Generate the PDF report with the parameters obtained for each anonymity check.

Parameters:
  • data (pandas dataframe) – dataframe with the data under study.

  • quasi_ident (list of strings) – list with the name of the columns of the dataframe that are quasi-identifiers.

  • sens_att (is a list of strings) – list with the name of the columns of the dataframe that are the sensitive attributes.

  • gen (boolean) – default to true. If true it is generalized for the case of multiple SA, if False, the set of QI is updated for each SA.

  • file_pdf (string with extension .pdf) – name of the pdf file with the report. Default to ‘report.pdf’

pycanon.report.get_pdf_utility_report(data_raw: DataFrame, data_anon: DataFrame, quasi_ident: List | ndarray, sens_att: List | ndarray, sup=True, gen=True, file_pdf='utility_report.pdf') None

Generate the PDF report both with the utility and anonymity checks.

Parameters:
  • data_raw (pandas dataframe) – dataframe with the data raw under study.
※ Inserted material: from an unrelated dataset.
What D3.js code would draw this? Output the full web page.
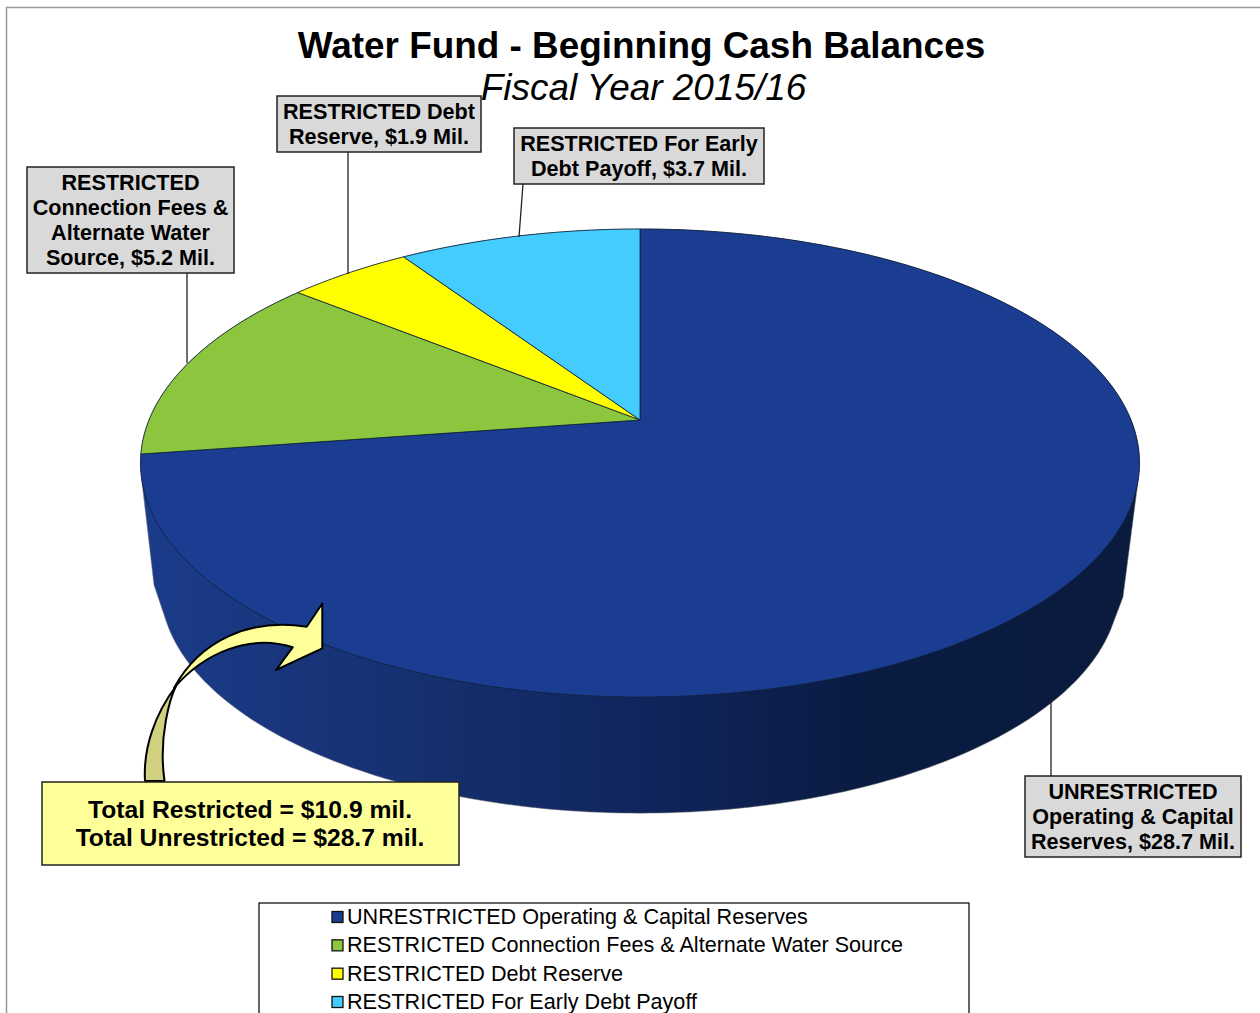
<!DOCTYPE html>
<html>
<head>
<meta charset="utf-8">
<script src="https://cdn.jsdelivr.net/npm/d3@7"></script>
<style>
  html, body { margin: 0; padding: 0; background: #fff; overflow: hidden; }
  svg { display: block; }
  text { font-family: "Liberation Sans", Arial, sans-serif; fill: #000; }
</style>
</head>
<body>
<div id="chart"></div>
<script>
// values in $ millions, clockwise from 12 o'clock
const categories = [
  'UNRESTRICTED Operating & Capital Reserves',
  'RESTRICTED Connection Fees & Alternate Water Source',
  'RESTRICTED Debt Reserve',
  'RESTRICTED For Early Debt Payoff'
];
const values = [28.7, 5.2, 1.9, 3.7];
const colors = ['#1a3d91', '#8cc63f', '#ffff00', '#45ccff'];

const labelLines = [
  ['UNRESTRICTED', 'Operating & Capital', 'Reserves, $28.7 Mil.'],
  ['RESTRICTED', 'Connection Fees &', 'Alternate Water', 'Source, $5.2 Mil.'],
  ['RESTRICTED Debt', 'Reserve, $1.9 Mil.'],
  ['RESTRICTED For Early', 'Debt Payoff, $3.7 Mil.']
];
const titleText = 'Water Fund - Beginning Cash Balances';
const subtitleText = 'Fiscal Year 2015/16';
const totalLines = ['Total Restricted = $10.9 mil.', 'Total Unrestricted = $28.7 mil.'];

// label box [x, y, w, h] and leader line [x1, y1, x2, y2], same order as categories
const labelBoxes = [[1025, 776, 216, 81], [27, 167, 207, 106], [277, 96, 204, 56], [514, 128, 250, 56]];
const leaders = [[1051, 700, 1051, 776], [187, 273, 187, 363], [348, 152, 348, 274], [523, 184, 519, 237]];

const width = 1260, height = 1013;
const svg = d3.select('#chart').append('svg').attr('width', width).attr('height', height);

// frame of the chart, only the top and left show
svg.append('path').attr('d', `M6.5,${height}V7.5H${width}`).attr('fill', 'none').attr('stroke', '#999').attr('stroke-width', 1.5);

// title
svg.append('text').attr('x', 641.5).attr('y', 58).attr('text-anchor', 'middle')
  .style('font-size', '36.9px').style('font-weight', 'bold').text(titleText);
svg.append('text').attr('x', 643.5).attr('y', 100).attr('text-anchor', 'middle')
  .style('font-size', '36.9px').style('font-style', 'italic').text(subtitleText);

// perspective view of a disc: back edge is squeezed by k
const k = 0.1837;
function project(angle, sx, sy, x0, y0) {
  const u = Math.sin(angle), v = -Math.cos(angle), w = 1 - k * v;
  return [x0 + sx * 491 * u / w, y0 + sy * 226.1 * v / w];
}
const topAt = a => project(a, 1, 1, 640, 420);
const bottomAt = a => project(a, 0.96, 0.97, 640, 544.5);

const full = d3.range(0, 2 * Math.PI, Math.PI / 180);

// side wall, its outline has a kink on each side where the straight part ends
const wallCorners = [[154, 585], [1123, 597]];
const grad = svg.append('defs').append('linearGradient').attr('id', 'wall')
  .attr('gradientUnits', 'userSpaceOnUse').attr('x1', 140).attr('x2', 1140).attr('y1', 0).attr('y2', 0);
[[0, '#1b3c8b'], [0.28, '#16306f'], [0.5, '#10255c'], [0.72, '#0a1b42'], [1, '#0a1b3e']].forEach(s => {
  grad.append('stop').attr('offset', s[0]).attr('stop-color', s[1]);
});
const hull = d3.polygonHull(full.map(topAt).concat(full.map(bottomAt), wallCorners));
svg.append('path').attr('d', 'M' + hull.join('L') + 'Z').attr('fill', 'url(#wall)').attr('stroke', '#777').attr('stroke-width', 0.5);

// top face slices
const pie = d3.pie().sort(null).value(d => d);
const line = d3.line();
svg.selectAll('path.slice').data(pie(values)).join('path').attr('class', 'slice')
  .attr('fill', (d, i) => colors[i])
  .attr('stroke', '#10203a').attr('stroke-width', 0.8).attr('stroke-linejoin', 'round')
  .attr('d', d => {
    const steps = d3.range(d.startAngle, d.endAngle, Math.PI / 180).concat([d.endAngle]);
    return line([[640, 420]].concat(steps.map(topAt))) + 'Z';
  });

// leader lines
svg.selectAll('line.leader').data(leaders).join('line').attr('class', 'leader')
  .attr('x1', d => d[0]).attr('y1', d => d[1]).attr('x2', d => d[2]).attr('y2', d => d[3])
  .attr('stroke', '#222').attr('stroke-width', 1.3);

// data labels
const lbl = svg.selectAll('g.label').data(labelBoxes).join('g').attr('class', 'label');
lbl.append('rect').attr('x', d => d[0]).attr('y', d => d[1]).attr('width', d => d[2]).attr('height', d => d[3])
  .attr('fill', '#d9d9d9').attr('stroke', '#222').attr('stroke-width', 1.5);
lbl.each(function (d, i) {
  const g = d3.select(this), n = labelLines[i].length;
  labelLines[i].forEach((t, j) => {
    g.append('text').attr('x', d[0] + d[2] / 2)
      .attr('y', d[1] + d[3] / 2 + 7 + (j - (n - 1) / 2) * 25)
      .attr('text-anchor', 'middle').style('font-size', '21.6px').style('font-weight', 'bold').text(t);
  });
});

// curved arrow from the totals box up to the restricted slices
svg.append('path')
  .attr('d', 'M145,781C143,748 155,714 176,686C171,696 158,735 164.5,781Z')
  .attr('fill', '#d0d080').attr('stroke', '#000').attr('stroke-width', 2).attr('stroke-linejoin', 'round');
svg.append('path')
  .attr('d', 'M174,688C200,640 250,618 306.7,626.7L322.3,603.5V648.3L276,670L292.7,647.3C250,634 205,652 174,688Z')
  .attr('fill', '#ffff99').attr('stroke', '#000').attr('stroke-width', 2).attr('stroke-linejoin', 'round');

// totals box
svg.append('rect').attr('x', 42).attr('y', 782).attr('width', 417).attr('height', 83)
  .attr('fill', '#ffff99').attr('stroke', '#222').attr('stroke-width', 1.5);
svg.selectAll('text.total').data(totalLines).join('text').attr('class', 'total')
  .attr('x', 250).attr('y', (d, i) => 817.5 + i * 28)
  .attr('text-anchor', 'middle').style('font-size', '24.7px').style('font-weight', 'bold').text(d => d);

// legend, cut off by the bottom of the picture
svg.append('rect').attr('x', 259).attr('y', 903).attr('width', 710).attr('height', 130)
  .attr('fill', '#fff').attr('stroke', '#000').attr('stroke-width', 1.2);
const y = d3.scalePoint().domain(categories).range([917, 1002]);
const legend = svg.selectAll('g.legend').data(categories).join('g').attr('class', 'legend');
legend.append('rect').attr('x', 332).attr('y', d => y(d) - 5.5).attr('width', 11).attr('height', 11)
  .attr('fill', (d, i) => colors[i]).attr('stroke', '#111').attr('stroke-width', 1.3);
legend.append('text').attr('x', 347).attr('y', d => y(d) + 7).style('font-size', '21.6px').text(d => d);
</script>
</body>
</html>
  • data_anon (pandas dataframe) – dataframe with the data anonymized.

  • quasi_ident (list of strings) – list with the name of the columns of the dataframe that are quasi-identifiers.

  • sens_att (is a list of strings) – list with the name of the columns of the dataframe that are the sensitive attributes.

  • sup (boolean) – boolean, default to True. If true, suppression has been applied to the original dataset (somo records may have been deleted)-

  • gen (boolean) – default to true. If true it is generalized for the case of multiple SA, if False, the set of QI is updated for each SA.

  • file_pdf (string with extension .pdf) – name of the pdf file with the report. Default to ‘report.pdf’

pycanon.report.get_report_values(data: DataFrame, quasi_ident: list, sens_att: list, gen=True) Tuple[int, Tuple[float, int], int, float, Tuple[Any, int], float, float, float, float]

Generate a report with the parameters obtained for each anonymity check.

Parameters:
  • data (pandas dataframe) – dataframe with the data under study.

  • quasi_ident (list of strings) – list with the name of the columns of the dataframe that are quasi-identifiers.

  • sens_att (is a list of strings) – list with the name of the columns of the dataframe that are the sensitive attributes.

  • gen (boolean) – default to true. If true it is generalized for the case of multiple SA, if False, the set of QI is updated for each SA.

pycanon.report.print_report(data: DataFrame, quasi_ident: list, sens_att: list, gen=True) None

Generate a report with the parameters obtained for each anonymity check.

Parameters:
  • data (pandas dataframe) – dataframe with the data under study.

  • quasi_ident (list of strings) – list with the name of the columns of the dataframe that are quasi-identifiers.

  • sens_att (is a list of strings) – list with the name of the columns of the dataframe that are the sensitive attributes.

  • gen (boolean) – default to true. If true it is generalized for the case of multiple SA, if False, the set of QI is updated for each SA.